Some information units are provided directly by actors. For example advertisements are provided by advertising companies, and user policy and rules are provided by FreeMail. However, many information units are derived from other units rather than being provided explicitly. These derivations (shown as triangles with incoming and outgoing arrows) capture the inter-relationships between the information units. For example, presented Emails are derived from the incoming Email database, user information database and the advertisement database.
WebML+ is an architectural-level specification language for defining Web systems based on an extension to WebML. WebML+ stresses the definition of flows of information which the developer can decompose into WebML models, and hence provides a mechanism for linking abstract system modeling to the detailed design models in WebML. We argue that our approach also provides a clearer view of an information architecture than the typical site maps that are often adopted. In particular, this approach clarifies the information environment within which the system exists and the inter-relationships between the various sources and sinks of information. This is also an important step is providing a clearer connection between the information and functional perspectives of a system.
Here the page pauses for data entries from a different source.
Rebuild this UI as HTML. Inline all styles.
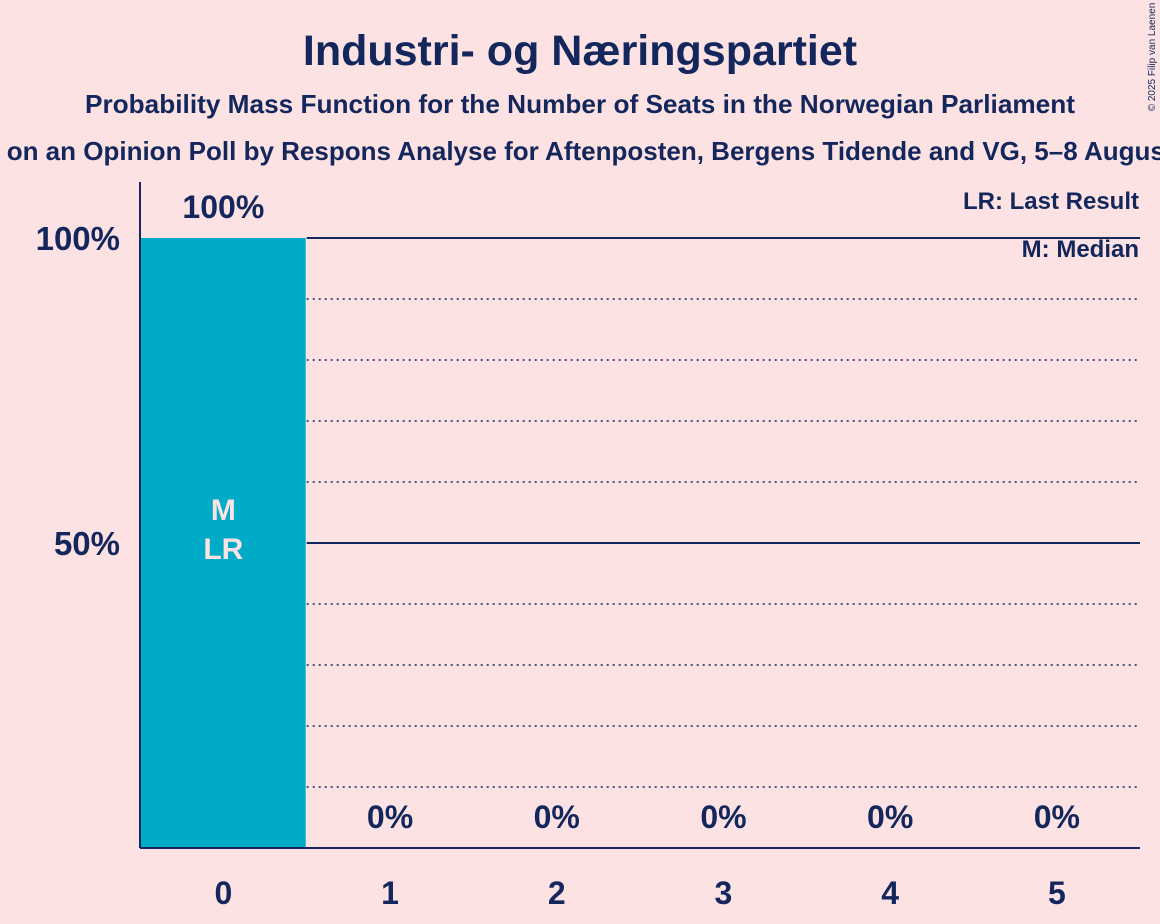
<!DOCTYPE html>
<html><head><meta charset="utf-8"><style>
body{margin:0;background:#fde2e4;font-family:"Liberation Sans",sans-serif;}
svg{display:block}
</style></head><body>
<svg width="1160" height="924" xmlns="http://www.w3.org/2000/svg">
<rect width="1160" height="924" fill="#fde2e4"/>
<text x="580" y="65" text-anchor="middle" font-size="43" font-weight="bold" fill="#13275c">Industri- og Næringspartiet</text>
<text x="580" y="113" text-anchor="middle" font-size="26" font-weight="bold" fill="#13275c" textLength="990" lengthAdjust="spacingAndGlyphs">Probability Mass Function for the Number of Seats in the Norwegian Parliament</text>
<text x="580" y="160" text-anchor="middle" font-size="26" font-weight="bold" fill="#13275c">Based on an Opinion Poll by Respons Analyse for Aftenposten, Bergens Tidende and VG, 5–8 August 2025</text>
<text x="1155" y="57" font-size="10" fill="#13275c" transform="rotate(-90 1155 57)" text-anchor="middle">© 2025 Filip van Laenen</text>
<g id="plot"></g>
<text x="1139" y="209" text-anchor="end" font-size="24" font-weight="bold" fill="#13275c">LR: Last Result</text>
<text x="1139" y="257" text-anchor="end" font-size="24" font-weight="bold" fill="#13275c">M: Median</text>
</svg>
<script>
const categories=[0,1,2,3,4,5];
const probabilities=[100,0,0,0,0,0];
const valueLabels=["100%","0%","0%","0%","0%","0%"];
const yTicks=[50,100];
const yTickLabels=["50%","100%"];
const median=0, lastResult=0;
const NS="http://www.w3.org/2000/svg";
const g=document.getElementById('plot');
const X0=140,X1=1140,Y0=848,Ytop=238,step=166.7;
const y=v=>Y0-(v/100)*(Y0-Ytop);
const xc=i=>X0+step*(i+0.5);
function mk(t,a){const e=document.createElementNS(NS,t);for(const k in a)e.setAttribute(k,a[k]);g.appendChild(e);return e;}
const barEnd=X0+step;
for(let v=10;v<100;v+=10){if(v%50===0)continue;
 const l=mk('line',{x1:barEnd,x2:X1,y1:y(v),y2:y(v),stroke:'#13275c','stroke-width':1.5,'stroke-dasharray':'2,4'});
 
 }
yTicks.forEach((v,i)=>{
 const l=mk('line',{x1:barEnd,x2:X1,y1:y(v),y2:y(v),stroke:'#13275c','stroke-width':2});
 
 
 const t=mk('text',{x:120,y:y(v)+12,'text-anchor':'end','font-size':33,'font-weight':'bold',fill:'#13275c'});
 t.textContent=yTickLabels[i];
 
 
});
categories.forEach((c,i)=>{
 const x=X0+step*i;
 if(probabilities[i]>0){
  const r=mk('rect',{x:x,y:y(probabilities[i]),width:step-1,height:Y0-y(probabilities[i]),fill:'#00abc8'});
  
  
 }
 const vy=probabilities[i]>10?y(probabilities[i])-20:Y0-20;
 const t=mk('text',{x:xc(i),y:vy,'text-anchor':'middle','font-size':32,'font-weight':'bold',fill:'#13275c'});
 t.textContent=valueLabels[i];
 
 
 const xl=mk('text',{x:xc(i),y:904,'text-anchor':'middle','font-size':32,'font-weight':'bold',fill:'#13275c'});
 xl.textContent=c;
 
 
});
const mi=categories.indexOf(median);
const m=mk('text',{x:xc(mi),y:y(50)-23,'text-anchor':'middle','font-size':30,'font-weight':'bold',fill:'#fde2e4'});
m.textContent='M';


const li=categories.indexOf(lastResult);
const lr=mk('text',{x:xc(li),y:y(50)+16,'text-anchor':'middle','font-size':30,'font-weight':'bold',fill:'#fde2e4'});
lr.textContent='LR';


const ya=mk('line',{x1:X0,x2:X0,y1:182,y2:Y0,stroke:'#13275c','stroke-width':2});


const xa=mk('line',{x1:X0,x2:X1,y1:Y0,y2:Y0,stroke:'#13275c','stroke-width':2});


</script>
</body></html>
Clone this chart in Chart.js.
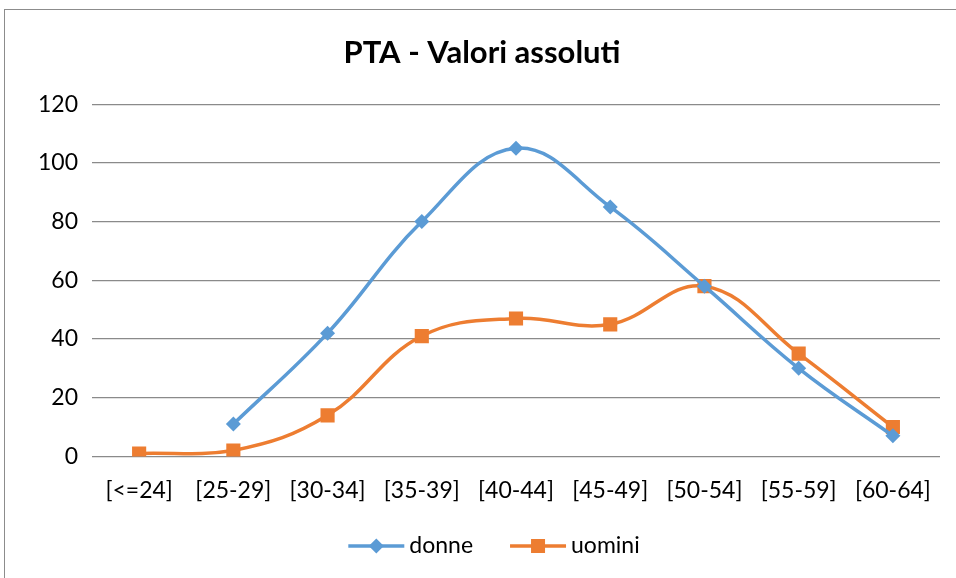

Ongoing work is focusing on refining the model (including understanding different types of information provision and derivation) and clarifying the relationships with the business models and processes. We have also undertaken experiments of the model aimed at evaluating the extent to which users are able to understand a system based on a WebML+ model as compared to based on a purely textual description. Full details of the formal WebML+ model and the outcomes of the evaluation will be reported elsewhere.